Exercise aim:
Quote each record exactly, please, leaving none out.

[Plotting code records]
====

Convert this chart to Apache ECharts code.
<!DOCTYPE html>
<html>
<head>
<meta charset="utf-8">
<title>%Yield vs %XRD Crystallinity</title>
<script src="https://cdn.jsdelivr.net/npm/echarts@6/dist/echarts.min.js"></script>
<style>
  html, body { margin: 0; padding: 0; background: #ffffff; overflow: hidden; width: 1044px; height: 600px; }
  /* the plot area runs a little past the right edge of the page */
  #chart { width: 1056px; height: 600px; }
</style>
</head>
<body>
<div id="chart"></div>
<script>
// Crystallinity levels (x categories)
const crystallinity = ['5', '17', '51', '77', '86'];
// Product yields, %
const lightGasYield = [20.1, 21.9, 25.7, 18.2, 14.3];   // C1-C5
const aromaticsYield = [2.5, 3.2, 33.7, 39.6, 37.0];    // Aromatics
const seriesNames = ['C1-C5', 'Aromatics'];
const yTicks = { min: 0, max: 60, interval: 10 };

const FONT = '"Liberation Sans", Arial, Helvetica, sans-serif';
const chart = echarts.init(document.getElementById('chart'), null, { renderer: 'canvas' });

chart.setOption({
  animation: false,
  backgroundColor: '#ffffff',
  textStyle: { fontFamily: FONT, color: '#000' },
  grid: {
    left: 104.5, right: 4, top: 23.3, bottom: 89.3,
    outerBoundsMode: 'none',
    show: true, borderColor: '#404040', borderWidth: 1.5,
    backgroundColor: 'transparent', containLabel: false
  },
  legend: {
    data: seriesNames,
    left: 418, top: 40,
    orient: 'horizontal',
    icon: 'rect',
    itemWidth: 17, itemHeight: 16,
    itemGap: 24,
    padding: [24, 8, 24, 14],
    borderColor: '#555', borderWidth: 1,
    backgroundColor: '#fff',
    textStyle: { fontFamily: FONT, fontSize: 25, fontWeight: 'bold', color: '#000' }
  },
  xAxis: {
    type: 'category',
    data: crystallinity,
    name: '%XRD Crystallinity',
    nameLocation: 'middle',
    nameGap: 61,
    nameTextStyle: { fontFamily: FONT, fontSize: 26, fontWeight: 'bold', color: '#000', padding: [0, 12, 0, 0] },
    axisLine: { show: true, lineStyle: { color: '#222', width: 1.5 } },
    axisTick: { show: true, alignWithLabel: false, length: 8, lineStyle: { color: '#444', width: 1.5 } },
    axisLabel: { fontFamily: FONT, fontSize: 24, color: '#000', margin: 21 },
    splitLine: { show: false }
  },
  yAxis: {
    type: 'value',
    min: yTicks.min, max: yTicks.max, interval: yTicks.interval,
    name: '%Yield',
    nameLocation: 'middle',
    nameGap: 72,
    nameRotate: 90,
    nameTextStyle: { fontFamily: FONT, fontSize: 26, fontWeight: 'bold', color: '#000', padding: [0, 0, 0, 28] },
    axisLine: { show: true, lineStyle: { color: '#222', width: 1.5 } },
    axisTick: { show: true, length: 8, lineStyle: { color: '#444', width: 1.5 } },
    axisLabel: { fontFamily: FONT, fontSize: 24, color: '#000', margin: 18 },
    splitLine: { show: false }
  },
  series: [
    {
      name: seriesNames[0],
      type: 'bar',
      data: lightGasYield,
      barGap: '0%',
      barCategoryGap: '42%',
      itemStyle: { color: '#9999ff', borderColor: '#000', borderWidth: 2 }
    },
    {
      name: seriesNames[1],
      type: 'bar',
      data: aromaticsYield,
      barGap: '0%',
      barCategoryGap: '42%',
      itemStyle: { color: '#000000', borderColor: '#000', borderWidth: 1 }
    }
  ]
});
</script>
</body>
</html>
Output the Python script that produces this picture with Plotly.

====

Solution to the exercise:
Convert this chart to Apache ECharts code.
<!DOCTYPE html>
<html>
<head>
<meta charset="utf-8">
<title>%Yield vs %XRD Crystallinity</title>
<script src="https://cdn.jsdelivr.net/npm/echarts@6/dist/echarts.min.js"></script>
<style>
  html, body { margin: 0; padding: 0; background: #ffffff; overflow: hidden; width: 1044px; height: 600px; }
  /* the plot area runs a little past the right edge of the page */
  #chart { width: 1056px; height: 600px; }
</style>
</head>
<body>
<div id="chart"></div>
<script>
// Crystallinity levels (x categories)
const crystallinity = ['5', '17', '51', '77', '86'];
// Product yields, %
const lightGasYield = [20.1, 21.9, 25.7, 18.2, 14.3];   // C1-C5
const aromaticsYield = [2.5, 3.2, 33.7, 39.6, 37.0];    // Aromatics
const seriesNames = ['C1-C5', 'Aromatics'];
const yTicks = { min: 0, max: 60, interval: 10 };

const FONT = '"Liberation Sans", Arial, Helvetica, sans-serif';
const chart = echarts.init(document.getElementById('chart'), null, { renderer: 'canvas' });

chart.setOption({
  animation: false,
  backgroundColor: '#ffffff',
  textStyle: { fontFamily: FONT, color: '#000' },
  grid: {
    left: 104.5, right: 4, top: 23.3, bottom: 89.3,
    outerBoundsMode: 'none',
    show: true, borderColor: '#404040', borderWidth: 1.5,
    backgroundColor: 'transparent', containLabel: false
  },
  legend: {
    data: seriesNames,
    left: 418, top: 40,
    orient: 'horizontal',
    icon: 'rect',
    itemWidth: 17, itemHeight: 16,
    itemGap: 24,
    padding: [24, 8, 24, 14],
    borderColor: '#555', borderWidth: 1,
    backgroundColor: '#fff',
    textStyle: { fontFamily: FONT, fontSize: 25, fontWeight: 'bold', color: '#000' }
  },
  xAxis: {
    type: 'category',
    data: crystallinity,
    name: '%XRD Crystallinity',
    nameLocation: 'middle',
    nameGap: 61,
    nameTextStyle: { fontFamily: FONT, fontSize: 26, fontWeight: 'bold', color: '#000', padding: [0, 12, 0, 0] },
    axisLine: { show: true, lineStyle: { color: '#222', width: 1.5 } },
    axisTick: { show: true, alignWithLabel: false, length: 8, lineStyle: { color: '#444', width: 1.5 } },
    axisLabel: { fontFamily: FONT, fontSize: 24, color: '#000', margin: 21 },
    splitLine: { show: false }
  },
  yAxis: {
    type: 'value',
    min: yTicks.min, max: yTicks.max, interval: yTicks.interval,
    name: '%Yield',
    nameLocation: 'middle',
    nameGap: 72,
    nameRotate: 90,
    nameTextStyle: { fontFamily: FONT, fontSize: 26, fontWeight: 'bold', color: '#000', padding: [0, 0, 0, 28] },
    axisLine: { show: true, lineStyle: { color: '#222', width: 1.5 } },
    axisTick: { show: true, length: 8, lineStyle: { color: '#444', width: 1.5 } },
    axisLabel: { fontFamily: FONT, fontSize: 24, color: '#000', margin: 18 },
    splitLine: { show: false }
  },
  series: [
    {
      name: seriesNames[0],
      type: 'bar',
      data: lightGasYield,
      barGap: '0%',
      barCategoryGap: '42%',
      itemStyle: { color: '#9999ff', borderColor: '#000', borderWidth: 2 }
    },
    {
      name: seriesNames[1],
      type: 'bar',
      data: aromaticsYield,
      barGap: '0%',
      barCategoryGap: '42%',
      itemStyle: { color: '#000000', borderColor: '#000', borderWidth: 1 }
    }
  ]
});
</script>
</body>
</html>
Output the Python script that produces this picture with Plotly.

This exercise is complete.